# TASK GOAL
Transcribe the listing in full, excluding any pictures.

# RECORDED INFORMATION
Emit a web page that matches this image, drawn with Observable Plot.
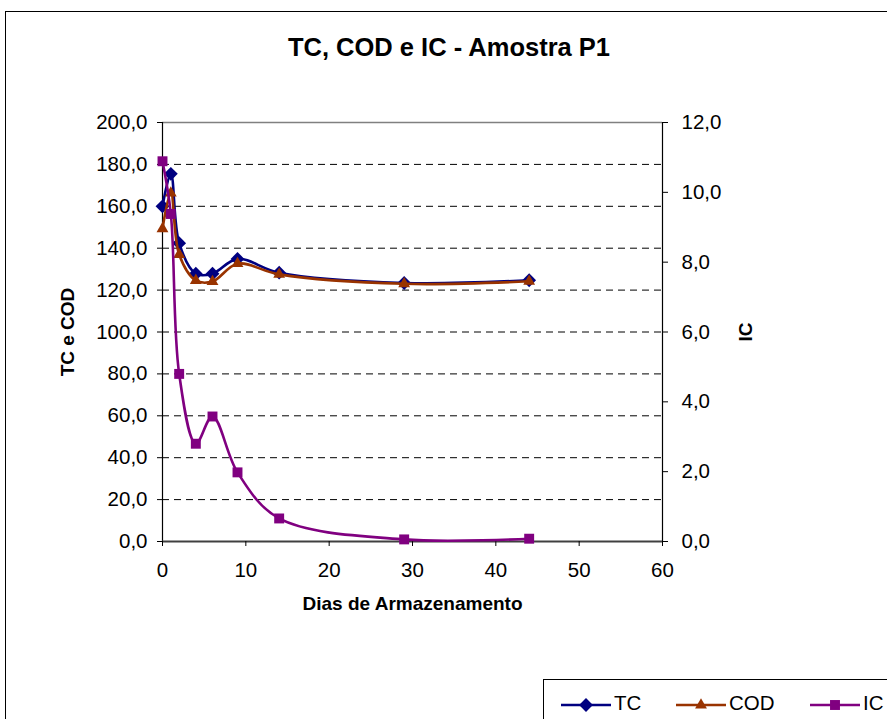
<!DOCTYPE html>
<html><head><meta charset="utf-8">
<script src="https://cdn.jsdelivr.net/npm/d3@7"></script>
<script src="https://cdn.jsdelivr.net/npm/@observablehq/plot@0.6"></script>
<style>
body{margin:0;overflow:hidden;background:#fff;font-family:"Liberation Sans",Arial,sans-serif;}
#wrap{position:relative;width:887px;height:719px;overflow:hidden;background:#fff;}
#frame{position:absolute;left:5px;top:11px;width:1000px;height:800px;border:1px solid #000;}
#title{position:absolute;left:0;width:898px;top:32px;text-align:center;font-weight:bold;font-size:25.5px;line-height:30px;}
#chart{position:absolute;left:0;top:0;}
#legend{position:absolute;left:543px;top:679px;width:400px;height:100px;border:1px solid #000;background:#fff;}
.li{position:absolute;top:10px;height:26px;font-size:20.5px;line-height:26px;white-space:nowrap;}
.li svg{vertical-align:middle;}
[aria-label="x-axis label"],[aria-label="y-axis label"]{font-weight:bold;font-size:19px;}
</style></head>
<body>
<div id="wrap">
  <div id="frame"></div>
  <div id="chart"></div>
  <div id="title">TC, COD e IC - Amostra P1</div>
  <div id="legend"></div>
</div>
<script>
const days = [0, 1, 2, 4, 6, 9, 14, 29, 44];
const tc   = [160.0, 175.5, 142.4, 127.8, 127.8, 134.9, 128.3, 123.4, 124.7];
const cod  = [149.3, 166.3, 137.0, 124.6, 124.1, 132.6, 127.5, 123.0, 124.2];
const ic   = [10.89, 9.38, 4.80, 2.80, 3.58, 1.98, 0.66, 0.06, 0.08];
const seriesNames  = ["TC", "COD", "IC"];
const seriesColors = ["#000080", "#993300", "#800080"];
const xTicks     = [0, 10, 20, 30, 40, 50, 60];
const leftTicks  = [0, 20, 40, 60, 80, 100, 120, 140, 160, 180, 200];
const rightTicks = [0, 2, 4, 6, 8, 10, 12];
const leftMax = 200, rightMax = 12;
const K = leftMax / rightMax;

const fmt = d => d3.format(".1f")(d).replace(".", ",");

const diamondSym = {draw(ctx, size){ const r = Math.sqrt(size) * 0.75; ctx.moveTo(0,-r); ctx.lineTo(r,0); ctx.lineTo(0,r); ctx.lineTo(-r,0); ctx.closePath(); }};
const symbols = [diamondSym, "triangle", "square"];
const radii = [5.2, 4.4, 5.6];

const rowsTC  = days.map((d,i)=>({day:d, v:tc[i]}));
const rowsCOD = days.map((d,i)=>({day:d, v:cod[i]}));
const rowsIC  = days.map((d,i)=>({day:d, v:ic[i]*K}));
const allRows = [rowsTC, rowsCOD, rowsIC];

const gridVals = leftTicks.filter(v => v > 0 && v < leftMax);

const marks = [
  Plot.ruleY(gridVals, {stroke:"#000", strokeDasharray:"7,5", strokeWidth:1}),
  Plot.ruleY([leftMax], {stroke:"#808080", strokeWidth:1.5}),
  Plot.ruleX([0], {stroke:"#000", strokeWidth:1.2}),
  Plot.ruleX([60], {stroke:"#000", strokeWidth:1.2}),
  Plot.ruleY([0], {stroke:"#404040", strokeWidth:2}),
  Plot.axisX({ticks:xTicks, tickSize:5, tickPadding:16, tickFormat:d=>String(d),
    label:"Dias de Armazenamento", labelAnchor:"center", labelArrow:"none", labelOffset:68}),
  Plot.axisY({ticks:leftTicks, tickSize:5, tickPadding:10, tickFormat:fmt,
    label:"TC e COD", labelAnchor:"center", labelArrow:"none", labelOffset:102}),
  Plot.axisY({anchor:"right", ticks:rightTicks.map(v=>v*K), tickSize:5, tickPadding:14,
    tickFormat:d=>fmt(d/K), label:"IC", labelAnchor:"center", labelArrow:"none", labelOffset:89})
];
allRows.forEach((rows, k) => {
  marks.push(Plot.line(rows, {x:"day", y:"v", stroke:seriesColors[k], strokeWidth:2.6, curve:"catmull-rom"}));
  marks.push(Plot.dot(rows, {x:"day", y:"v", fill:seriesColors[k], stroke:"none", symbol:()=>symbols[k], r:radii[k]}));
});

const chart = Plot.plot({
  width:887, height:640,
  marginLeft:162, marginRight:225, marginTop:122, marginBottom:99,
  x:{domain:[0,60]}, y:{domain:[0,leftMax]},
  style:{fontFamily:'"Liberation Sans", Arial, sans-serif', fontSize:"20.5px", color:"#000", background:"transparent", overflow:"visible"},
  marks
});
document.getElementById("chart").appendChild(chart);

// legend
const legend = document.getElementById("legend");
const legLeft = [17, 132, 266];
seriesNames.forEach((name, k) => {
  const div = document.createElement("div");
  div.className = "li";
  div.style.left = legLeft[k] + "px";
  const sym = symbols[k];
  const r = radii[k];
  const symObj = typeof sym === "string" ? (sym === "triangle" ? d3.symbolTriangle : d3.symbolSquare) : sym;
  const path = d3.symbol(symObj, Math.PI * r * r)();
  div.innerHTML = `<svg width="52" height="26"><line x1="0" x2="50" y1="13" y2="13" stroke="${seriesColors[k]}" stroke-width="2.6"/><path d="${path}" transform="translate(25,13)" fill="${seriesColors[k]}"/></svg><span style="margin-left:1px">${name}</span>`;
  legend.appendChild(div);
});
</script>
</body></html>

# SOLUTION
Emit a web page that matches this image, drawn with Observable Plot.
<!DOCTYPE html>
<html><head><meta charset="utf-8">
<script src="https://cdn.jsdelivr.net/npm/d3@7"></script>
<script src="https://cdn.jsdelivr.net/npm/@observablehq/plot@0.6"></script>
<style>
body{margin:0;overflow:hidden;background:#fff;font-family:"Liberation Sans",Arial,sans-serif;}
#wrap{position:relative;width:887px;height:719px;overflow:hidden;background:#fff;}
#frame{position:absolute;left:5px;top:11px;width:1000px;height:800px;border:1px solid #000;}
#title{position:absolute;left:0;width:898px;top:32px;text-align:center;font-weight:bold;font-size:25.5px;line-height:30px;}
#chart{position:absolute;left:0;top:0;}
#legend{position:absolute;left:543px;top:679px;width:400px;height:100px;border:1px solid #000;background:#fff;}
.li{position:absolute;top:10px;height:26px;font-size:20.5px;line-height:26px;white-space:nowrap;}
.li svg{vertical-align:middle;}
[aria-label="x-axis label"],[aria-label="y-axis label"]{font-weight:bold;font-size:19px;}
</style></head>
<body>
<div id="wrap">
  <div id="frame"></div>
  <div id="chart"></div>
  <div id="title">TC, COD e IC - Amostra P1</div>
  <div id="legend"></div>
</div>
<script>
const days = [0, 1, 2, 4, 6, 9, 14, 29, 44];
const tc   = [160.0, 175.5, 142.4, 127.8, 127.8, 134.9, 128.3, 123.4, 124.7];
const cod  = [149.3, 166.3, 137.0, 124.6, 124.1, 132.6, 127.5, 123.0, 124.2];
const ic   = [10.89, 9.38, 4.80, 2.80, 3.58, 1.98, 0.66, 0.06, 0.08];
const seriesNames  = ["TC", "COD", "IC"];
const seriesColors = ["#000080", "#993300", "#800080"];
const xTicks     = [0, 10, 20, 30, 40, 50, 60];
const leftTicks  = [0, 20, 40, 60, 80, 100, 120, 140, 160, 180, 200];
const rightTicks = [0, 2, 4, 6, 8, 10, 12];
const leftMax = 200, rightMax = 12;
const K = leftMax / rightMax;

const fmt = d => d3.format(".1f")(d).replace(".", ",");

const diamondSym = {draw(ctx, size){ const r = Math.sqrt(size) * 0.75; ctx.moveTo(0,-r); ctx.lineTo(r,0); ctx.lineTo(0,r); ctx.lineTo(-r,0); ctx.closePath(); }};
const symbols = [diamondSym, "triangle", "square"];
const radii = [5.2, 4.4, 5.6];

const rowsTC  = days.map((d,i)=>({day:d, v:tc[i]}));
const rowsCOD = days.map((d,i)=>({day:d, v:cod[i]}));
const rowsIC  = days.map((d,i)=>({day:d, v:ic[i]*K}));
const allRows = [rowsTC, rowsCOD, rowsIC];

const gridVals = leftTicks.filter(v => v > 0 && v < leftMax);

const marks = [
  Plot.ruleY(gridVals, {stroke:"#000", strokeDasharray:"7,5", strokeWidth:1}),
  Plot.ruleY([leftMax], {stroke:"#808080", strokeWidth:1.5}),
  Plot.ruleX([0], {stroke:"#000", strokeWidth:1.2}),
  Plot.ruleX([60], {stroke:"#000", strokeWidth:1.2}),
  Plot.ruleY([0], {stroke:"#404040", strokeWidth:2}),
  Plot.axisX({ticks:xTicks, tickSize:5, tickPadding:16, tickFormat:d=>String(d),
    label:"Dias de Armazenamento", labelAnchor:"center", labelArrow:"none", labelOffset:68}),
  Plot.axisY({ticks:leftTicks, tickSize:5, tickPadding:10, tickFormat:fmt,
    label:"TC e COD", labelAnchor:"center", labelArrow:"none", labelOffset:102}),
  Plot.axisY({anchor:"right", ticks:rightTicks.map(v=>v*K), tickSize:5, tickPadding:14,
    tickFormat:d=>fmt(d/K), label:"IC", labelAnchor:"center", labelArrow:"none", labelOffset:89})
];
allRows.forEach((rows, k) => {
  marks.push(Plot.line(rows, {x:"day", y:"v", stroke:seriesColors[k], strokeWidth:2.6, curve:"catmull-rom"}));
  marks.push(Plot.dot(rows, {x:"day", y:"v", fill:seriesColors[k], stroke:"none", symbol:()=>symbols[k], r:radii[k]}));
});

const chart = Plot.plot({
  width:887, height:640,
  marginLeft:162, marginRight:225, marginTop:122, marginBottom:99,
  x:{domain:[0,60]}, y:{domain:[0,leftMax]},
  style:{fontFamily:'"Liberation Sans", Arial, sans-serif', fontSize:"20.5px", color:"#000", background:"transparent", overflow:"visible"},
  marks
});
document.getElementById("chart").appendChild(chart);

// legend
const legend = document.getElementById("legend");
const legLeft = [17, 132, 266];
seriesNames.forEach((name, k) => {
  const div = document.createElement("div");
  div.className = "li";
  div.style.left = legLeft[k] + "px";
  const sym = symbols[k];
  const r = radii[k];
  const symObj = typeof sym === "string" ? (sym === "triangle" ? d3.symbolTriangle : d3.symbolSquare) : sym;
  const path = d3.symbol(symObj, Math.PI * r * r)();
  div.innerHTML = `<svg width="52" height="26"><line x1="0" x2="50" y1="13" y2="13" stroke="${seriesColors[k]}" stroke-width="2.6"/><path d="${path}" transform="translate(25,13)" fill="${seriesColors[k]}"/></svg><span style="margin-left:1px">${name}</span>`;
  legend.appendChild(div);
});
</script>
</body></html>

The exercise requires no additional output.